Operation Barbarossa: Germany Invades the Soviet Union (1941)
At 3:15 AM on June 22, 1941, Nazi Germany launched Operation Barbarossa — the largest military invasion in human history. Over three million German troops, supported by more than 3,000 tanks and 2,500 aircraft, crossed the Soviet border along a 2,900-mile front. Adolf Hitler had broken the Nazi-Soviet Non-Aggression Pact he had signed with Stalin just 22 months earlier. The resulting war on the Eastern Front would become the most destructive theater of World War II, ultimately killing an estimated 27 million Soviet citizens.
Hitler's Fatal Decision
Hitler had always viewed the Soviet Union as his primary ideological enemy and the ultimate territorial prize. In Mein Kampf he had written of the need for German "Lebensraum" (living space) in the east — the fertile lands of Ukraine and western Russia to be colonized by Germanic settlers after the Slavic population was destroyed or enslaved. The August 1939 Non-Aggression Pact with Stalin had been a tactical expedient to avoid a two-front war during the invasion of Poland and the fall of France. By mid-1940, with Britain still undefeated but unable to threaten Germany directly, Hitler turned his attention east. He issued Directive No. 21 — the plan for Barbarossa — in December 1940, setting a target date for late spring 1941. The plan called for a three-pronged attack: Army Group North toward Leningrad, Army Group Center toward Moscow, and Army Group South toward Ukraine. The Wehrmacht's planners expected the Soviet Union to collapse within 6 to 10 weeks — the famous phrase was "kick in the rotten door and the whole structure will fall."
Did You Know?
Stalin received over 80 separate intelligence warnings — from Soviet spies, British intelligence (via the ULTRA decrypts of German messages), and even the German ambassador — that Germany was preparing to invade. He dismissed virtually all of them as disinformation or provocation designed to drag the USSR into war. When the invasion began, Soviet commanders were initially ordered not to return fire, as Stalin believed it was a "provocation" by unauthorized German units. His catastrophic miscalculation cost millions of lives in the first weeks of the war.

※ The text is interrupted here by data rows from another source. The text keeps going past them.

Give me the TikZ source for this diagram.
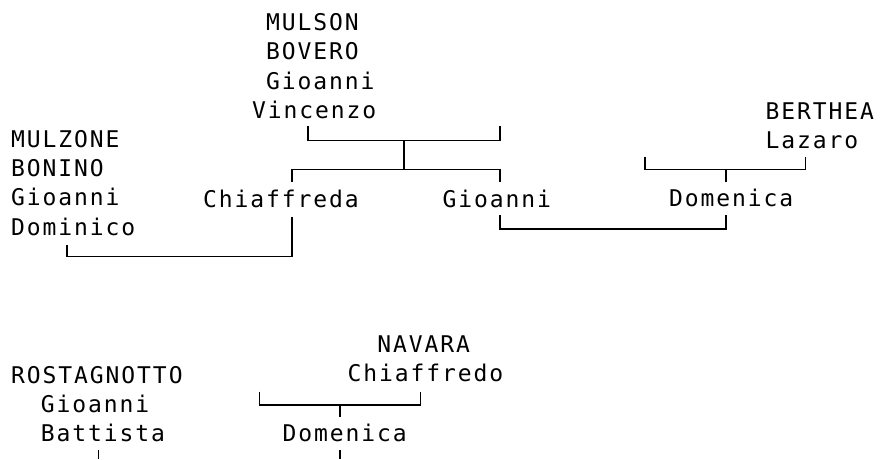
\documentclass[tikz,border=0pt]{standalone}
\usepackage{fontspec}
\newfontfamily\treefont[LetterSpace=8.3]{DejaVu Sans Mono}
\usetikzlibrary{positioning}

\begin{document}
\begin{tikzpicture}[x=1pt,y=-1pt]
\tikzstyle{every node}=[anchor=base west,inner sep=0pt,align=left,font=\fontsize{23}{29.2}\selectfont\treefont];
\tikzstyle{link}=[line width=1.3pt];
\useasboundingbox (0,0) rectangle (880,459);

% people (base = last line)
\node (mulson) at (252,118.2) {\hphantom{M}MULSON\\\hphantom{M}BOVERO\\\hphantom{M}Gioanni\\Vincenzo};
\node (mulzone) at (11,235) {MULZONE\\BONINO\\Gioanni\\Dominico};
\node (chiaffreda) at (203,207) {Chiaffreda};
\node (gioanni) at (442.5,207) {Gioanni};
\node (berthea) at (765.5,148.5) {BERTHEA\\Lazaro};
\node (domenica) at (669,206.7) {Domenica};
\node (navara) at (347.5,381.7) {\hphantom{MM}NAVARA\\Chiaffredo};
\node (rostagnotto) at (11,441.7) {ROSTAGNOTTO\\\hphantom{MM}Gioanni\\\hphantom{MM}Battista};
\node (domenicab) at (282.5,441.7) {Domenica};

% junctions
\coordinate (mulsonL) at (308,126);
\coordinate (mulsonR) at (500,126);
\coordinate (j1) at (404,140.5);
\coordinate (j2) at (404,169.3);
\coordinate (chiaffredaU) at (292,181.7);
\coordinate (gioanniU) at (500,181.7);
\coordinate (chiaffredaD) at (292,216.7);
\coordinate (mulzoneD) at (67,245);
\coordinate (j3) at (180,256.7);
\coordinate (gioanniD) at (500,215);
\coordinate (domenicaD) at (726,215);
\coordinate (j4) at (613,229);
\coordinate (bertheaL) at (645,156.7);
\coordinate (bertheaR) at (805.7,156.7);
\coordinate (j5) at (726,169.3);
\coordinate (domenicaU) at (726,181.7);
\coordinate (navaraL) at (259.3,391.7);
\coordinate (navaraR) at (420.7,391.7);
\coordinate (j6) at (340,405);
\coordinate (domenicabU) at (340,416.7);
\coordinate (domenicabD) at (340,450);
\coordinate (endb) at (340,459);
\coordinate (battistaD) at (98.3,450);
\coordinate (enda) at (98.3,459);

\draw[link] (mulsonL) |- (j1) -| (mulsonR)
	  (j1) -- (j2)
	  (chiaffredaU) |- (j2) -| (gioanniU)
	  (chiaffredaD) |- (j3) -| (mulzoneD)
	  (gioanniD) |- (j4) -| (domenicaD)
	  (bertheaL) |- (j5) -| (bertheaR)
	  (j5) -- (domenicaU)
	  (navaraL) |- (j6) -| (navaraR)
	  (j6) -- (domenicabU)
	  (domenicabD) -- (endb)
	  (battistaD) -- (enda);
\end{tikzpicture}
\end{document}
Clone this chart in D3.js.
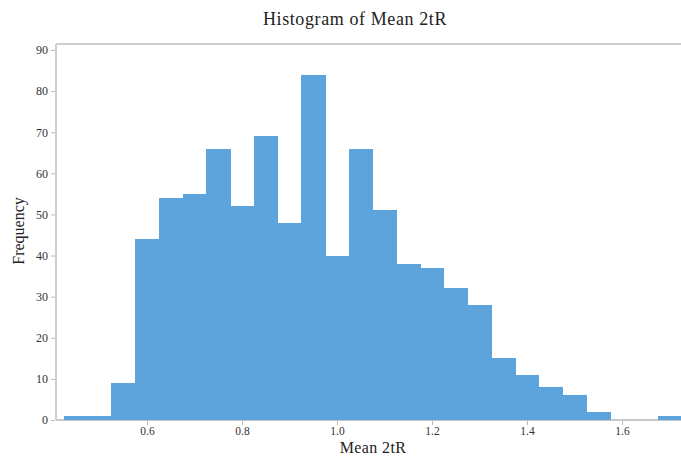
<!DOCTYPE html>
<html>
<head>
<meta charset="utf-8">
<script src="https://cdn.jsdelivr.net/npm/d3@7"></script>
<style>
  body { margin: 0; background: #fff; }
  svg { display: block; }
</style>
</head>
<body>
<svg id="chart" width="681" height="456"></svg>
<script>
const binStart = [0.425, 0.475, 0.525, 0.575, 0.625, 0.675, 0.725, 0.775, 0.825, 0.875, 0.925, 0.975, 1.025, 1.075, 1.125, 1.175, 1.225, 1.275, 1.325, 1.375, 1.425, 1.475, 1.525, 1.575, 1.625, 1.675];
const counts   = [1, 1, 9, 44, 54, 55, 66, 52, 69, 48, 84, 40, 66, 51, 38, 37, 32, 28, 15, 11, 8, 6, 2, 0, 0, 1];
const binWidth = 0.05;
const xTicks = [0.6, 0.8, 1.0, 1.2, 1.4, 1.6];
const yTicks = [0, 10, 20, 30, 40, 50, 60, 70, 80, 90];

const svg = d3.select("#chart");
const pL = 56, pR = 681, pT = 44, pB = 420;

const x = d3.scaleLinear().domain([0.4084, 1.7242]).range([pL, pR]);
const y = d3.scaleLinear().domain([0, 90 * (pB - pT) / 370]).range([pB, pT]);

const serif = "'Liberation Serif', 'DejaVu Serif', serif";

// frame lines
svg.append("line").attr("x1", pL).attr("x2", pR).attr("y1", pT).attr("y2", pT)
  .attr("stroke", "#cfcfcf").attr("stroke-width", 2);
svg.append("line").attr("x1", pL).attr("x2", pL).attr("y1", pT).attr("y2", pB)
  .attr("stroke", "#cfcfcf").attr("stroke-width", 2);
svg.append("line").attr("x1", pL).attr("x2", pR).attr("y1", pB).attr("y2", pB)
  .attr("stroke", "#c8c8c8").attr("stroke-width", 2);

// bars
svg.append("g").selectAll("rect").data(binStart.map((s, i) => ({ s, c: counts[i] })).filter(d => d.c > 0))
  .join("rect")
  .attr("x", d => x(d.s))
  .attr("width", d => x(d.s + binWidth) - x(d.s) + 0.5)
  .attr("y", d => y(d.c))
  .attr("height", d => y(0) - y(d.c))
  .attr("fill", "#5da3dc")
  .attr("shape-rendering", "crispEdges");

// y axis
const yAxis = svg.append("g").attr("transform", `translate(${pL - 1},0)`)
  .call(d3.axisLeft(y).tickValues(yTicks).tickSize(4).tickPadding(3).tickFormat(d3.format("d")));
yAxis.select(".domain").remove();
yAxis.selectAll("line").attr("stroke", "#bbb");
yAxis.selectAll("text").attr("font-family", serif).attr("font-size", 12).attr("fill", "#333");

// x axis
const xAxis = svg.append("g").attr("transform", `translate(0,${pB + 1})`)
  .call(d3.axisBottom(x).tickValues(xTicks).tickSize(4).tickPadding(2).tickFormat(d3.format(".1f")));
xAxis.select(".domain").remove();
xAxis.selectAll("line").attr("stroke", "#bbb");
xAxis.selectAll("text").attr("font-family", serif).attr("font-size", 11.5).attr("fill", "#333");

// title
svg.append("text").attr("x", 355).attr("y", 25).attr("text-anchor", "middle")
  .attr("font-family", serif).attr("font-size", 18).attr("fill", "#222")
  .attr("letter-spacing", 0.6)
  .text("Histogram of Mean 2tR");

// axis titles
svg.append("text").attr("x", 373).attr("y", 453).attr("text-anchor", "middle")
  .attr("font-family", serif).attr("font-size", 16).attr("fill", "#222")
  .attr("letter-spacing", 0.4)
  .text("Mean 2tR");
svg.append("text").attr("transform", "translate(24,231) rotate(-90)").attr("text-anchor", "middle")
  .attr("font-family", serif).attr("font-size", 16).attr("fill", "#222")
  .text("Frequency");
</script>
</body>
</html>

Initial Catastrophe and Soviet Resilience
The opening weeks of Barbarossa were a disaster for the Soviet Union of almost incomprehensible scale. Hundreds of Soviet aircraft were destroyed on the ground in the first hours; entire armies were encircled in massive "pockets" at Minsk, Smolensk, and Kiev. By October 1941, Germany had captured over 3 million Soviet prisoners, the majority of whom would die in German captivity from starvation and exposure. Yet the Soviet Union did not collapse. Several factors slowed the German advance: the sheer scale of the country, the resistance of individual Soviet units that fought on even when surrounded, the logistical strain of supplying a front thousands of miles long over poor roads, and the decision in August to temporarily redirect Army Group Center toward Kiev rather than pressing on to Moscow. The winter arrived before Germany could finish what it had started. Moscow was not taken. Leningrad was besieged for 872 days but never surrendered.
The War That Decided World War II
The Eastern Front consumed more lives than any other theater of the war. Of the estimated 70–85 million people killed in World War II globally, roughly 27 million were Soviet citizens — soldiers and civilians alike. The sieges of Leningrad and Stalingrad became symbols of Soviet endurance. The Battle of Stalingrad (August 1942 – February 1943), in which the German Sixth Army was annihilated, marked the decisive turning of the war. Germany never regained the strategic initiative after Stalingrad. The Eastern Front ground on for four more years; it was Soviet forces that captured Berlin in April–May 1945 and took Germany's unconditional surrender. Historians broadly agree that it was the Soviet Union, more than any other Allied power, that bore the brunt of defeating Nazi Germany — a fact that shaped the post-war world and the Cold War rivalry between the superpowers.